南東の隅に行くと、境界の壁の切れ目から、少し低くなったところに千駄木西林町会の表札が見えた。

稲葉正勝
家光の乳母となった春日局の子であるため、将軍と乳兄弟である。

安井息軒
江戸末期の儒学者。
 養源寺の墓地は気持ちいい。

 隣接するアパートや、民家に住む人も、気持ちいいだろう。

墓めぐりしている人は誰もいない。

さて、人でいっぱいの本の縁日に戻る。
きょうは古書店14、出版社20が出店しているらしい。
出版社は小さい個性的なところばかり。
新刊書は消費税分だけ安いが、書店への卸値を考えれば、2割引でもいいのではないか?
作家がサイン会をしているところもあった。
千駄木団子坂上の10坪出版社、羽鳥書店が自社の「すずしろ日記」を売っていた。
山口晃サイン入り。
迷って1冊だけ買った。

「山愚痴屋」というサインは全く普通で、何かイラストでもあれば嬉しかったのだが。

昼時になったので帰宅。

すずしろ日記を買うのに迷ったのは、山口晃が東大出版会のPR誌「UP」で2005年から4年半にわたり連載していたとき、一度読んでいたからである。
部屋を探したら、破いてとっておいたものも出てきた。

さて、買ったばかりの本を読み始めて驚く。
アトリエ探訪と称して、彼の豪邸の鳥瞰図があった。
2009年ごろのすずしろ日記には、千駄木アトリエ坂からリヤカーで谷中に引っ越した図があった。短期間にこんなに金持ちになったのだろうか? 
いや、13年もたっている。それにしても、こんな家、谷中にあったか? 売れっ子だからしょうがないか・・・・
いろいろ思いながらも、ちょっと遠い存在になってがっかりしたら、続きの右のページで、すべて妄想だったことが判明。
ホッとしたけれど、いつかこうなっても不思議はない。

2013年、千駄木のケーキ屋、タバーンで山口晃の食レポコメント(新聞切り抜き)をみて、家で話したら、この年、建築学科に進んだ次女が、デッサンに関する彼の講義を受けたという。彼女は彼のことを全く知らず、かっこいいおじさんぐらいにしか思っていなかった。居眠りしていたらモデルにされ、黒板に書かれたそうである。
なんで写真を撮っておかなかったのだ、と彼のファンである父親は残念がったが、とっくに最終回も終わった後だった。

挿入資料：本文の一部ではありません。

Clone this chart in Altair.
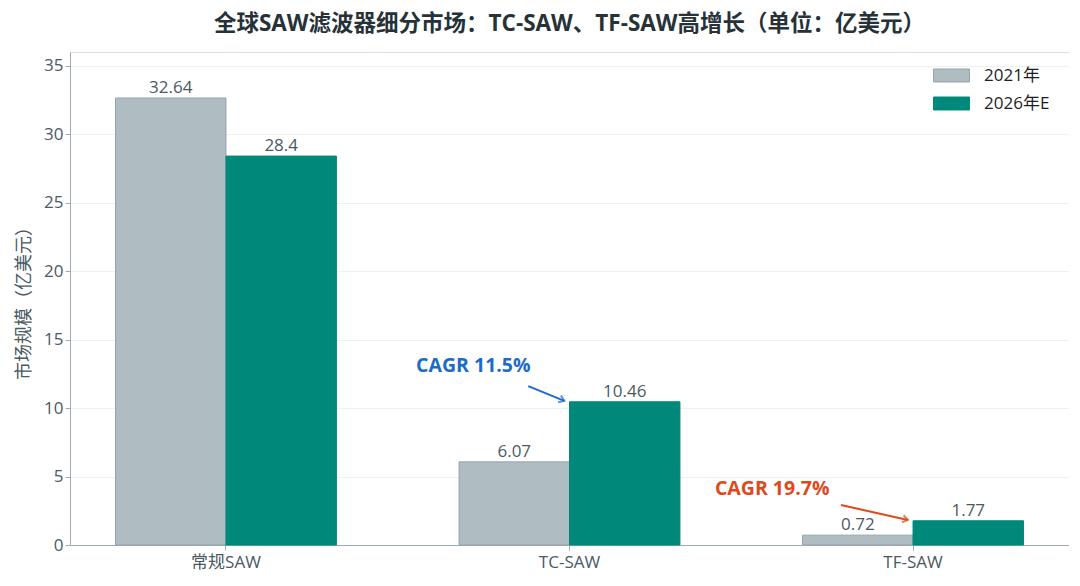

2018年、この日の夜、娘が帰ってきたので、山口晃すずしろ日記を買った話をしたら、普段めったに話をしないのに「見せてあげようか」と当時のデッサン8枚ばかり持ってきた。何回かさぼったそうである。
1枚1枚、丁寧に赤ペンでアドバイス、ときにイラストで説明していた。よくみる彼の字であったが、もちろんサインはなかった。
40人ほどの学生に毎週毎週、いい点と悪い点を指摘していて、優しくて真面目な先生だな、と思った。